Kingsport City Alderman
- In office 1997–2002

Personal details
- Born: May 19, 1953 (age 73)
- Party: Democratic
- Alma mater: King College

= Nathan Vaughn =

American politician

Nathan Vaughn (born May 19, 1953) is a Tennessee politician. He was elected to the 103rd, 104th, and 105th General Assemblies as the member of the Tennessee House of Representatives representing the 2nd district, which is a part of Sullivan County. He was narrowly defeated by Republican challenger Tony Shipley in 2008 by just 326 votes.

While serving in the General Assembly, Vaughn was a member of the Children and Family Affairs Committee, of the Finance, the Ways, and Means Committee, and of the Transportation Committee. He was also a member of the Public Transportation and Highways Subcommittee, the House Domestic Relations Subcommittee, and the Joint Select Oversight Committee on Education.
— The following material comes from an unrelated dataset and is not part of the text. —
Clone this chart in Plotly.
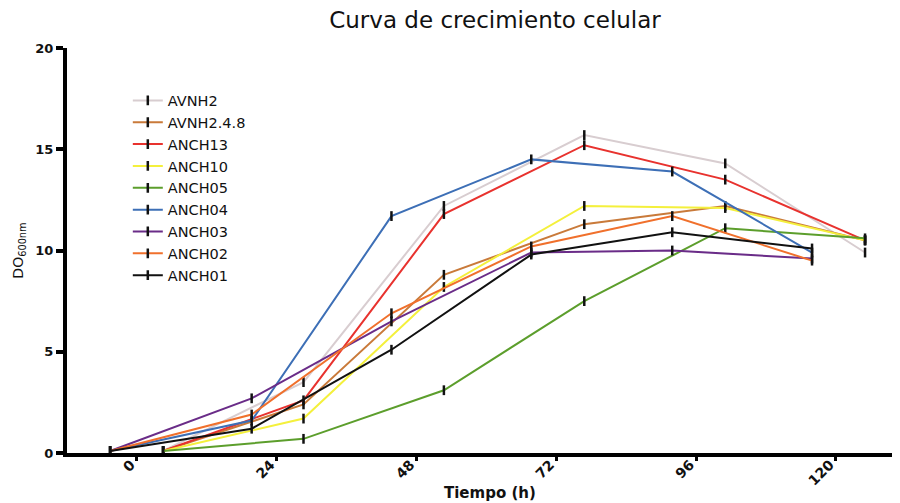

Vaughn works as an insurance agent and continues to live in the town of Kingsport, Tennessee, United States. He graduated with a bachelor's degree in psychology from King College in 1975. He served as an Alderman in Kingsport from 1997 until 2002 and is also a former Vice Mayor. He ran for Mayor of Kingsport in 2015 (losing to John Clark) and 2019 (losing to Patrick Shull).